What is needed - Your task is to return, exactly, the run of lines starting at the line holding "Recreate this image" and ending at the line holding "fig = go.Figure()", both ends included and no other lines.

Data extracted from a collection
****
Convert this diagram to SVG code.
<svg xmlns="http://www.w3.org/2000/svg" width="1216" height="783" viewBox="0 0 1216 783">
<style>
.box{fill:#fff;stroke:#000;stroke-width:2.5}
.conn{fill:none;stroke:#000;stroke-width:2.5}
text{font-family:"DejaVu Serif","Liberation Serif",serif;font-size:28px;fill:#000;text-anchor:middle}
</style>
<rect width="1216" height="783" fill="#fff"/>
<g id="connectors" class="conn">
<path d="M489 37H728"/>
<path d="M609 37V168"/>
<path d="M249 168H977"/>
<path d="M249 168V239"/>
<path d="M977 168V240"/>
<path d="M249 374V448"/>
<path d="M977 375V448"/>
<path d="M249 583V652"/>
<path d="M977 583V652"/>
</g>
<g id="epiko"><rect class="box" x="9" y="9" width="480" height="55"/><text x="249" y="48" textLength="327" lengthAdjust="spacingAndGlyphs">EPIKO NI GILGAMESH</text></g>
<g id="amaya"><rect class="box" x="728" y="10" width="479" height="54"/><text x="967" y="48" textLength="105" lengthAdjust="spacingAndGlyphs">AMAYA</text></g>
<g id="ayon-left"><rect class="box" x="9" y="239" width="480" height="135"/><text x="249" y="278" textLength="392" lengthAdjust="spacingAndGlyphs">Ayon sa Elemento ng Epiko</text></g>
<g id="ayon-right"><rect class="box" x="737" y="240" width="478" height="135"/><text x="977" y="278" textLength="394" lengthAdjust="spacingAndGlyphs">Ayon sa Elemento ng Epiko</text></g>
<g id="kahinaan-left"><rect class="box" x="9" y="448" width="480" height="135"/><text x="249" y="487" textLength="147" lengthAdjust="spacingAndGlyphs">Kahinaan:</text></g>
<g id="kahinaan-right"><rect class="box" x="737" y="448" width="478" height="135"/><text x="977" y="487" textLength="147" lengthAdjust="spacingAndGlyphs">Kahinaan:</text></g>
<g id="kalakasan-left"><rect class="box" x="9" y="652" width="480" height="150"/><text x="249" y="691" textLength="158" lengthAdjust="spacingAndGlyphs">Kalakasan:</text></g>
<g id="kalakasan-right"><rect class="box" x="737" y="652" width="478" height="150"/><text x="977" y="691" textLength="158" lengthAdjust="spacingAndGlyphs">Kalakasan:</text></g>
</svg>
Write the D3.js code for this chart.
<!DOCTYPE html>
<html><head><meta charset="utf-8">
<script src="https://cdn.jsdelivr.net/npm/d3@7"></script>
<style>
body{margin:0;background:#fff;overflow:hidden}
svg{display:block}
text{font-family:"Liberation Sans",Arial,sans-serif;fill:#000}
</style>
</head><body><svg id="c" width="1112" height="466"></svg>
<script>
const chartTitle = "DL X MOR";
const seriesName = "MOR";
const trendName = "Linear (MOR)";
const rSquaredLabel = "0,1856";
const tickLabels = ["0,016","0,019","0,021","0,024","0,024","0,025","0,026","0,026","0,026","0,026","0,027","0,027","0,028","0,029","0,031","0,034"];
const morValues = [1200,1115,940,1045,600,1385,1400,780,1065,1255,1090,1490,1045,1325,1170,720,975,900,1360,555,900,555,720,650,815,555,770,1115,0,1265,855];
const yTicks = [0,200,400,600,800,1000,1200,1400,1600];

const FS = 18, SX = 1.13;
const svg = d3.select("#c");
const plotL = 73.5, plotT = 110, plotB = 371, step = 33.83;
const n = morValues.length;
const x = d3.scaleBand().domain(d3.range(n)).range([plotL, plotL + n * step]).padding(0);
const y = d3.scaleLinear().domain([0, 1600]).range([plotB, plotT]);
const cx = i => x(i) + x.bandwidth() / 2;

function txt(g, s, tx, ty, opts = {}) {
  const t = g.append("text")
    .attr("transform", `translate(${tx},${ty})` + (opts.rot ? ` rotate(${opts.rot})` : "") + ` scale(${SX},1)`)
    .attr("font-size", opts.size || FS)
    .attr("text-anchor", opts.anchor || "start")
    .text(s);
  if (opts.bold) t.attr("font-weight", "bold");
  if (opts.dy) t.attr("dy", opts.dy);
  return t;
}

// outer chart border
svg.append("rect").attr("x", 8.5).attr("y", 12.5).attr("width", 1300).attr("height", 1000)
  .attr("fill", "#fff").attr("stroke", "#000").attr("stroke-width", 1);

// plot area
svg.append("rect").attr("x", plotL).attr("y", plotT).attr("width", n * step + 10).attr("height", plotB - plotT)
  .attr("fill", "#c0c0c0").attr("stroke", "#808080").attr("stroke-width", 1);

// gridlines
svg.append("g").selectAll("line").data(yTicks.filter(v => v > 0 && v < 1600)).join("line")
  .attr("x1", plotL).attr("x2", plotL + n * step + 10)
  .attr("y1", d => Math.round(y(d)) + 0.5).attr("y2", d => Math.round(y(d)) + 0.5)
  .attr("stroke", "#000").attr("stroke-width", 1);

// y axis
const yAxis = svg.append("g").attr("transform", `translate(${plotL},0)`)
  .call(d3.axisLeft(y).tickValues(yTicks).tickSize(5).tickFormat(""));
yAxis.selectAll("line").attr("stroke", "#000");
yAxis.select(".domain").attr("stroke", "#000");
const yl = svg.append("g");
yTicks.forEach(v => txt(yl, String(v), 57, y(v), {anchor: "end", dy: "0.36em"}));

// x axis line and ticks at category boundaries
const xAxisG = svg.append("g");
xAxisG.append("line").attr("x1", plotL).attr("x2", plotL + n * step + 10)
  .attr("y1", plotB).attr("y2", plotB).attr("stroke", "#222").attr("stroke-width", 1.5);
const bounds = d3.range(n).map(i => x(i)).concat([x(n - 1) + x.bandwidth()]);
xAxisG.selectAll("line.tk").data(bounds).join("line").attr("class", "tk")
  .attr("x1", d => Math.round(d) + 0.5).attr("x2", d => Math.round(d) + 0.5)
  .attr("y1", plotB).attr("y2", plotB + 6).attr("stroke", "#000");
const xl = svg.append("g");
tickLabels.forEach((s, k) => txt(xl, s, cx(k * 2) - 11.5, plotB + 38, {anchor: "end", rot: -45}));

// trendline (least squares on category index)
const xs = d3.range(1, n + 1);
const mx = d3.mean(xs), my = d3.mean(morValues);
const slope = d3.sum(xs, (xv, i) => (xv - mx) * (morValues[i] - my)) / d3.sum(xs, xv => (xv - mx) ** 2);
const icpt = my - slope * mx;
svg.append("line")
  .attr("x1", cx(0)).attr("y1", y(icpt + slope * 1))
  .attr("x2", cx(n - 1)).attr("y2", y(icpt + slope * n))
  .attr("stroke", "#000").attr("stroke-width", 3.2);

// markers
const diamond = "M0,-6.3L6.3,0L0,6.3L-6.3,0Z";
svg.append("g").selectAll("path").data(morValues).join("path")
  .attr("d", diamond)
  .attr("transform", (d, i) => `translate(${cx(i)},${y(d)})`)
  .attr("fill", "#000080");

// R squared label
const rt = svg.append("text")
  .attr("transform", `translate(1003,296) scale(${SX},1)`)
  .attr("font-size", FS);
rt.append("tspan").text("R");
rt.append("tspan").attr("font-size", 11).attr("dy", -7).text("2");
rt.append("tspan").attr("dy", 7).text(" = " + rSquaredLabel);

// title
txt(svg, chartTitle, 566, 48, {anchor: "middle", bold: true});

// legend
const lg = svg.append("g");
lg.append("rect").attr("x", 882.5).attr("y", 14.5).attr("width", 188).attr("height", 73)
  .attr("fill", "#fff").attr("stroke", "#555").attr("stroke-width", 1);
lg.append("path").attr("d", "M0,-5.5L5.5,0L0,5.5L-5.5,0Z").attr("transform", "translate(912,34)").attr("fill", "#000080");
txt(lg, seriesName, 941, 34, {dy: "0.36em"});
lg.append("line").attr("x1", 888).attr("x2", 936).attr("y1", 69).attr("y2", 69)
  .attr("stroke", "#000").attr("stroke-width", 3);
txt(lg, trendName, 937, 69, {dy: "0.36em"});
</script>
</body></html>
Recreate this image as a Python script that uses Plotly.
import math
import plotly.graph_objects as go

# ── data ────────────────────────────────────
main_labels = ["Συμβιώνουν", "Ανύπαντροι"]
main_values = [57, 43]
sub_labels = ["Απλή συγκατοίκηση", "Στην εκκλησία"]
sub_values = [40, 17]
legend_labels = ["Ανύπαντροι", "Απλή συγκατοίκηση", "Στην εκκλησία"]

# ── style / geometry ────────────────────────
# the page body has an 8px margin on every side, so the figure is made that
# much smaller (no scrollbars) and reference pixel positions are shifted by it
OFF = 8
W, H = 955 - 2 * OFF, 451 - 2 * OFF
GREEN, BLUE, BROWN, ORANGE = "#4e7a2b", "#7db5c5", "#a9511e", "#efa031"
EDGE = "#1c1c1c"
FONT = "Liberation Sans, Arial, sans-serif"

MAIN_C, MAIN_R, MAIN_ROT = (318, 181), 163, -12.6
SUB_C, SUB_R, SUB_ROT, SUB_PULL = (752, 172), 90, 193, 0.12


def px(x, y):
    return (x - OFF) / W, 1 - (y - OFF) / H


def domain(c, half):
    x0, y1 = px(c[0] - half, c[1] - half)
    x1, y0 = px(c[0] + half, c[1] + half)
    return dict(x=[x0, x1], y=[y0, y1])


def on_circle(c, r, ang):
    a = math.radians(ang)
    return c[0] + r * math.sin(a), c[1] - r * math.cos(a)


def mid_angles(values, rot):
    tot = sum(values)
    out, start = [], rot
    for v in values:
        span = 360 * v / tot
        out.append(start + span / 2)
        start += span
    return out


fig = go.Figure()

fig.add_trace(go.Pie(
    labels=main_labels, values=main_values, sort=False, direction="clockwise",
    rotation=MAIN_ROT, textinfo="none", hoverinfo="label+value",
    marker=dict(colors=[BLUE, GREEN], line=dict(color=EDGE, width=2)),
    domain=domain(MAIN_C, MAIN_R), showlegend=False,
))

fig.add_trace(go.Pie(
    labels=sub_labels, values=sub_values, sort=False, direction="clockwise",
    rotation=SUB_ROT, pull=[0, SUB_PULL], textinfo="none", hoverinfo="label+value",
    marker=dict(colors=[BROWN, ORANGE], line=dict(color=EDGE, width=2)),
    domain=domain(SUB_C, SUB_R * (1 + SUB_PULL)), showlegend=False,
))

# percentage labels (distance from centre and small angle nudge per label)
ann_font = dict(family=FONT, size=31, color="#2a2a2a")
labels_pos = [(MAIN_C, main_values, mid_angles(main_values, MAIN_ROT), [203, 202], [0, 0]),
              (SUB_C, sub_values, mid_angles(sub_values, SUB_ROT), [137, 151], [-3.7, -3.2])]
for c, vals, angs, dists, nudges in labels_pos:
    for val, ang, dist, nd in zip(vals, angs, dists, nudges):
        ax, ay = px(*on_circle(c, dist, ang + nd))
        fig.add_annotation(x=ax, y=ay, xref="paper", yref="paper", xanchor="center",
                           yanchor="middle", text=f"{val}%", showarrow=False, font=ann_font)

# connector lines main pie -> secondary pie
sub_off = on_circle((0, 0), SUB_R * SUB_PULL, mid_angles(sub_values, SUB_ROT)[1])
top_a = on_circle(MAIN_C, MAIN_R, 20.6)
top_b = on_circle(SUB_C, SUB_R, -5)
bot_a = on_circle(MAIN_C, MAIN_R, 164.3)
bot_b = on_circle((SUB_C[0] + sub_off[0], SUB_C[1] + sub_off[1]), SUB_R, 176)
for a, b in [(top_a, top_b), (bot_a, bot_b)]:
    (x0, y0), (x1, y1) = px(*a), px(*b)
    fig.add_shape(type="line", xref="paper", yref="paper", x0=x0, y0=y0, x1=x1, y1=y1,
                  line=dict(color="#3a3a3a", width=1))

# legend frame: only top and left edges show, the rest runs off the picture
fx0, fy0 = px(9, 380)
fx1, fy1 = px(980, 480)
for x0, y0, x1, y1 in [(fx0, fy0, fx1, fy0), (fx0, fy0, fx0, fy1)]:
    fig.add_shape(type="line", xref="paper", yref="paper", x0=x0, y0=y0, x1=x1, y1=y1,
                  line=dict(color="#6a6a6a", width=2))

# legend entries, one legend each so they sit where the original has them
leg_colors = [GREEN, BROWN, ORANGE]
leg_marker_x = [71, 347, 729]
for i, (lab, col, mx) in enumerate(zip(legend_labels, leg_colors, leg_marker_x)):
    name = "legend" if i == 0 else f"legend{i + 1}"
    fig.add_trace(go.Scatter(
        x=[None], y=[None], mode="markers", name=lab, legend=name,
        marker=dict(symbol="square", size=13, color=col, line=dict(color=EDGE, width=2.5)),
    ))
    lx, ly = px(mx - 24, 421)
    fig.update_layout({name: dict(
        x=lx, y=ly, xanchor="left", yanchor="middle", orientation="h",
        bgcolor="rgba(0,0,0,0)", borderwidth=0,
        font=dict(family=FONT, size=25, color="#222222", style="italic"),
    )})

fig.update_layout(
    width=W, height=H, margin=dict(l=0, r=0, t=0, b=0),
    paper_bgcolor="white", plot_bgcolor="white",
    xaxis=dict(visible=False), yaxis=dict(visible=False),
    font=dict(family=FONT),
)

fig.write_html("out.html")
****
Exercise response -
Recreate this image as a Python script that uses Plotly.
import math
import plotly.graph_objects as go

# ── data ────────────────────────────────────
main_labels = ["Συμβιώνουν", "Ανύπαντροι"]
main_values = [57, 43]
sub_labels = ["Απλή συγκατοίκηση", "Στην εκκλησία"]
sub_values = [40, 17]
legend_labels = ["Ανύπαντροι", "Απλή συγκατοίκηση", "Στην εκκλησία"]

# ── style / geometry ────────────────────────
# the page body has an 8px margin on every side, so the figure is made that
# much smaller (no scrollbars) and reference pixel positions are shifted by it
OFF = 8
W, H = 955 - 2 * OFF, 451 - 2 * OFF
GREEN, BLUE, BROWN, ORANGE = "#4e7a2b", "#7db5c5", "#a9511e", "#efa031"
EDGE = "#1c1c1c"
FONT = "Liberation Sans, Arial, sans-serif"

MAIN_C, MAIN_R, MAIN_ROT = (318, 181), 163, -12.6
SUB_C, SUB_R, SUB_ROT, SUB_PULL = (752, 172), 90, 193, 0.12


def px(x, y):
    return (x - OFF) / W, 1 - (y - OFF) / H


def domain(c, half):
    x0, y1 = px(c[0] - half, c[1] - half)
    x1, y0 = px(c[0] + half, c[1] + half)
    return dict(x=[x0, x1], y=[y0, y1])


def on_circle(c, r, ang):
    a = math.radians(ang)
    return c[0] + r * math.sin(a), c[1] - r * math.cos(a)


def mid_angles(values, rot):
    tot = sum(values)
    out, start = [], rot
    for v in values:
        span = 360 * v / tot
        out.append(start + span / 2)
        start += span
    return out


fig = go.Figure()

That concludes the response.